**Task:**
Return the records word for word. Any pictures in them are not part of the copy.

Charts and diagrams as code

+ + + +

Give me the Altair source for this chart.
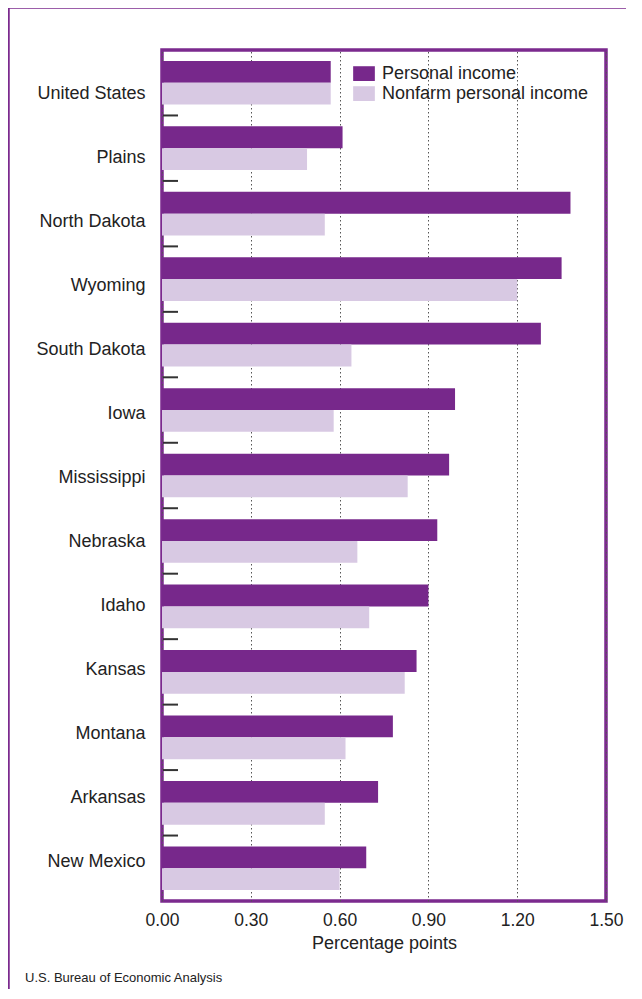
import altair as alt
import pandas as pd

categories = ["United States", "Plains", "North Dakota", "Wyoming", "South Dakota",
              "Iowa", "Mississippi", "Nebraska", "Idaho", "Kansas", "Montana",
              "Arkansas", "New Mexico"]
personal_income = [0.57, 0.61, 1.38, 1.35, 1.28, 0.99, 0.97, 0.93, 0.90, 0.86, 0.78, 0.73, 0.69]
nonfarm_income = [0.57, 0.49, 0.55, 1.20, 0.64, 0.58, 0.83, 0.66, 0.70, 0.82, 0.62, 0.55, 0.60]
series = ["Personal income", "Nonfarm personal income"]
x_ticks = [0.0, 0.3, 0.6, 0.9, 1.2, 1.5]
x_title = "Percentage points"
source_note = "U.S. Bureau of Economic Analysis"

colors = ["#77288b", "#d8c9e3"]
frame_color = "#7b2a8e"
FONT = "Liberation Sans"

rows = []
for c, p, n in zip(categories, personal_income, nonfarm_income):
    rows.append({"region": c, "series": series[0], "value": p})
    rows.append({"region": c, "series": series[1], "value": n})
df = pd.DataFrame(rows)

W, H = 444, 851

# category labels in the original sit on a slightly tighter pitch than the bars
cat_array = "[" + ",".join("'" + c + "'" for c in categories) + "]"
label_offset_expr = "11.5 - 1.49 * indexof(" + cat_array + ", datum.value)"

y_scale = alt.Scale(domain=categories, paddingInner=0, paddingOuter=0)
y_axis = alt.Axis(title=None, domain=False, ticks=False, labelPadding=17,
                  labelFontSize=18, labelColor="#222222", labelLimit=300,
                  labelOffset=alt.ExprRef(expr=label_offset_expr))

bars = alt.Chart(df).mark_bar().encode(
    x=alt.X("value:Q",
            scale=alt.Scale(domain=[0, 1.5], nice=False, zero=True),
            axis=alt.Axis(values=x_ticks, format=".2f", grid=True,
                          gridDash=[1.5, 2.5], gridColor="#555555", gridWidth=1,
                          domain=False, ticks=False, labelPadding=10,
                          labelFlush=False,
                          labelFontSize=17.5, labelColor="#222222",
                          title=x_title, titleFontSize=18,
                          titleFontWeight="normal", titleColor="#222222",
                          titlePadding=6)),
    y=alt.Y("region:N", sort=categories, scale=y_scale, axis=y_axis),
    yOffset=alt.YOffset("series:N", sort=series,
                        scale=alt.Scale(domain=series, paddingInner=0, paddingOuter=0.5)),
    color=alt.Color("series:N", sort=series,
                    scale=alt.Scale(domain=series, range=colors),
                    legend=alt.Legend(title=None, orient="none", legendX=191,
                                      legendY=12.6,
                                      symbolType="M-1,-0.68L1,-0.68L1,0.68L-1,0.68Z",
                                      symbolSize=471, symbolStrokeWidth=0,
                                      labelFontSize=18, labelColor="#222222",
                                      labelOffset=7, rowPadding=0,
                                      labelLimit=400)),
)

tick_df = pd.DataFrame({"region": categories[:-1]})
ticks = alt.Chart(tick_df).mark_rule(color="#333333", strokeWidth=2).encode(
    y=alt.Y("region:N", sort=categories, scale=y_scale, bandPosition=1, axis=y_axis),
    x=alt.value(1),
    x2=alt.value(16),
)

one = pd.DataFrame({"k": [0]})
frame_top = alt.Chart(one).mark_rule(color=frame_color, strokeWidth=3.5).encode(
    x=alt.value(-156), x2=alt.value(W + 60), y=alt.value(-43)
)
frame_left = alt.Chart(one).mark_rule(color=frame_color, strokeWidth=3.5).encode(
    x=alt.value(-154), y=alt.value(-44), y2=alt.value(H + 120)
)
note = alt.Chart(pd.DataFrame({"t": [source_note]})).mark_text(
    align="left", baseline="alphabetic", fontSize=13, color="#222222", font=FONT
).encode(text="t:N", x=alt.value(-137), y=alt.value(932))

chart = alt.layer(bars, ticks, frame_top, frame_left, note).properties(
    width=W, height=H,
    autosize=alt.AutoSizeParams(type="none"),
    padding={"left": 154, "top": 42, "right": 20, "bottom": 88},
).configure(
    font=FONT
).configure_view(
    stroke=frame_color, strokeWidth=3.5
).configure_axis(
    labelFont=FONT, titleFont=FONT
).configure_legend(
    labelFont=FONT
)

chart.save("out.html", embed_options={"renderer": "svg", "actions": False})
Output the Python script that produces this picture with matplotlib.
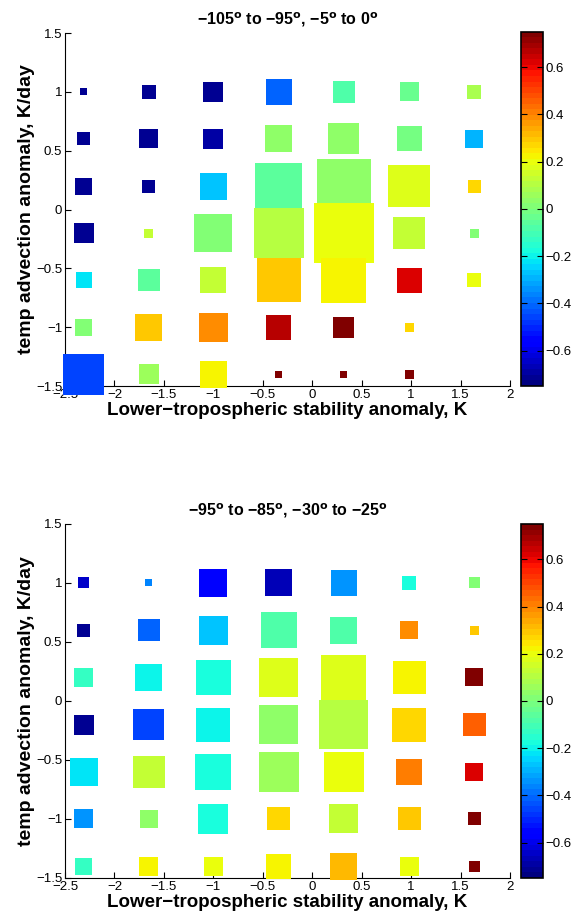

+ + + +

**Response to this exercise:**
Give me the Altair source for this chart.
import altair as alt
import pandas as pd

categories = ["United States", "Plains", "North Dakota", "Wyoming", "South Dakota",
              "Iowa", "Mississippi", "Nebraska", "Idaho", "Kansas", "Montana",
              "Arkansas", "New Mexico"]
personal_income = [0.57, 0.61, 1.38, 1.35, 1.28, 0.99, 0.97, 0.93, 0.90, 0.86, 0.78, 0.73, 0.69]
nonfarm_income = [0.57, 0.49, 0.55, 1.20, 0.64, 0.58, 0.83, 0.66, 0.70, 0.82, 0.62, 0.55, 0.60]
series = ["Personal income", "Nonfarm personal income"]
x_ticks = [0.0, 0.3, 0.6, 0.9, 1.2, 1.5]
x_title = "Percentage points"
source_note = "U.S. Bureau of Economic Analysis"

colors = ["#77288b", "#d8c9e3"]
frame_color = "#7b2a8e"
FONT = "Liberation Sans"

rows = []
for c, p, n in zip(categories, personal_income, nonfarm_income):
    rows.append({"region": c, "series": series[0], "value": p})
    rows.append({"region": c, "series": series[1], "value": n})
df = pd.DataFrame(rows)

W, H = 444, 851

# category labels in the original sit on a slightly tighter pitch than the bars
cat_array = "[" + ",".join("'" + c + "'" for c in categories) + "]"
label_offset_expr = "11.5 - 1.49 * indexof(" + cat_array + ", datum.value)"

y_scale = alt.Scale(domain=categories, paddingInner=0, paddingOuter=0)
y_axis = alt.Axis(title=None, domain=False, ticks=False, labelPadding=17,
                  labelFontSize=18, labelColor="#222222", labelLimit=300,
                  labelOffset=alt.ExprRef(expr=label_offset_expr))

bars = alt.Chart(df).mark_bar().encode(
    x=alt.X("value:Q",
            scale=alt.Scale(domain=[0, 1.5], nice=False, zero=True),
            axis=alt.Axis(values=x_ticks, format=".2f", grid=True,
                          gridDash=[1.5, 2.5], gridColor="#555555", gridWidth=1,
                          domain=False, ticks=False, labelPadding=10,
                          labelFlush=False,
                          labelFontSize=17.5, labelColor="#222222",
                          title=x_title, titleFontSize=18,
                          titleFontWeight="normal", titleColor="#222222",
                          titlePadding=6)),
    y=alt.Y("region:N", sort=categories, scale=y_scale, axis=y_axis),
    yOffset=alt.YOffset("series:N", sort=series,
                        scale=alt.Scale(domain=series, paddingInner=0, paddingOuter=0.5)),
    color=alt.Color("series:N", sort=series,
                    scale=alt.Scale(domain=series, range=colors),
                    legend=alt.Legend(title=None, orient="none", legendX=191,
                                      legendY=12.6,
                                      symbolType="M-1,-0.68L1,-0.68L1,0.68L-1,0.68Z",
                                      symbolSize=471, symbolStrokeWidth=0,
                                      labelFontSize=18, labelColor="#222222",
                                      labelOffset=7, rowPadding=0,
                                      labelLimit=400)),
)

tick_df = pd.DataFrame({"region": categories[:-1]})
ticks = alt.Chart(tick_df).mark_rule(color="#333333", strokeWidth=2).encode(
    y=alt.Y("region:N", sort=categories, scale=y_scale, bandPosition=1, axis=y_axis),
    x=alt.value(1),
    x2=alt.value(16),
)

one = pd.DataFrame({"k": [0]})
frame_top = alt.Chart(one).mark_rule(color=frame_color, strokeWidth=3.5).encode(
    x=alt.value(-156), x2=alt.value(W + 60), y=alt.value(-43)
)
frame_left = alt.Chart(one).mark_rule(color=frame_color, strokeWidth=3.5).encode(
    x=alt.value(-154), y=alt.value(-44), y2=alt.value(H + 120)
)
note = alt.Chart(pd.DataFrame({"t": [source_note]})).mark_text(
    align="left", baseline="alphabetic", fontSize=13, color="#222222", font=FONT
).encode(text="t:N", x=alt.value(-137), y=alt.value(932))

chart = alt.layer(bars, ticks, frame_top, frame_left, note).properties(
    width=W, height=H,
    autosize=alt.AutoSizeParams(type="none"),
    padding={"left": 154, "top": 42, "right": 20, "bottom": 88},
).configure(
    font=FONT
).configure_view(
    stroke=frame_color, strokeWidth=3.5
).configure_axis(
    labelFont=FONT, titleFont=FONT
).configure_legend(
    labelFont=FONT
)

chart.save("out.html", embed_options={"renderer": "svg", "actions": False})
Output the Python script that produces this picture with matplotlib.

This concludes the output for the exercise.